Humanity could thus keep its fascination and obsession of war, government leaders and generals could keep comparing the size of their d.. guns, compete over who is the most “powerful” country on earth, without the tragedies, loss of human life, destruction of actual useful infrastructure and economies etc. All of those innovations could still be turned into “real” weapons if necessary, much like the “dual use” technology of the mid-20th century, simply because given our current level of consciousness, it is doubtful that such a proposal would convince current war-mongers from around the globe. For instance, the French Concorde, a hypersonic passenger plane, was also designed to be used as a nuclear bomber in the advent of war.

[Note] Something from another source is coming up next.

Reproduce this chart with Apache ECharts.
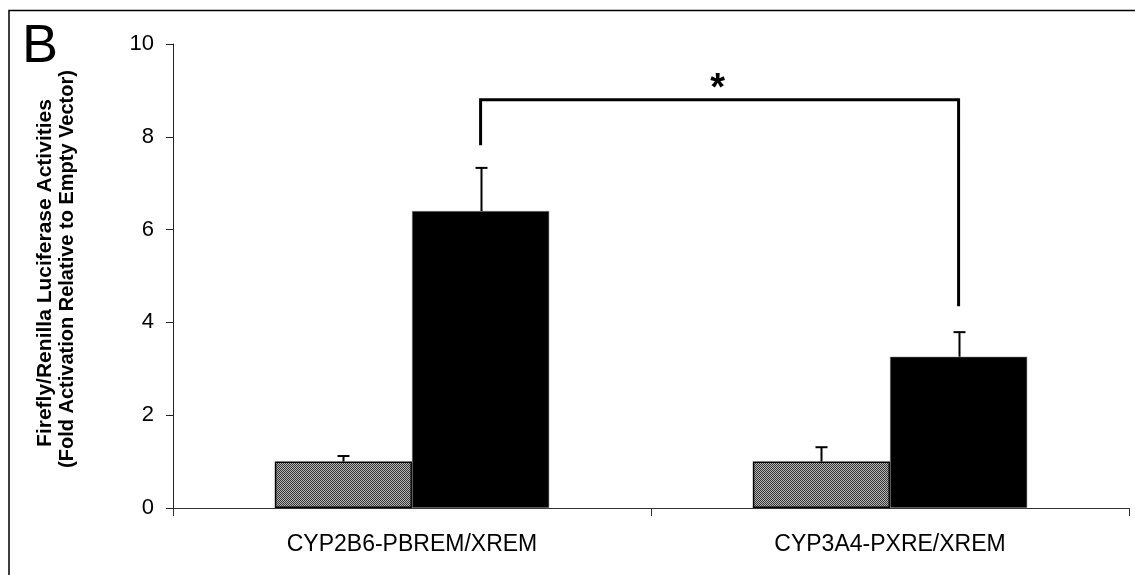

The gaming industry has already leveraged the obsession of humans with war by creating many e-sporting events centred around “war” or conflict, whether in fantasy like environments like League of Legends, or in more realistic war like environments like in World of Tanks. The same could be done in real-life. And as time goes by, perhaps humans will lose their appetite to actually wage a “real” war and settle for the “sports” version of it. International sporting events and competitions have played a key role in bringing humanity together, keeping the concept of competition, but without the drama. Many athletes are a source of inspiration for children, and empowering certain categories of the population which need it: women, people with disabilities, people from third world countries, etc. We all needed a “hero” to look up to at some point during our lives. But whether that hero can also be a murderer in the eyes of someone else, that depends on how you run the “competition”. And war in its current form is quite a ruthless competition to be sure. Imagine a sport where not only would the participants compete over killing each other, but would also kill parts of the spectators and random bystanders as “collateral damage” of their competition… Hopefully, one day, we will be celebrating the best tank driver, sniper or pilot, without generating mourning, grief, bitterness, anger, despair, hopelessness, and other such feelings on the “flip” side.

At that point, maybe we will truly be able to “love” making war, in a peaceful way.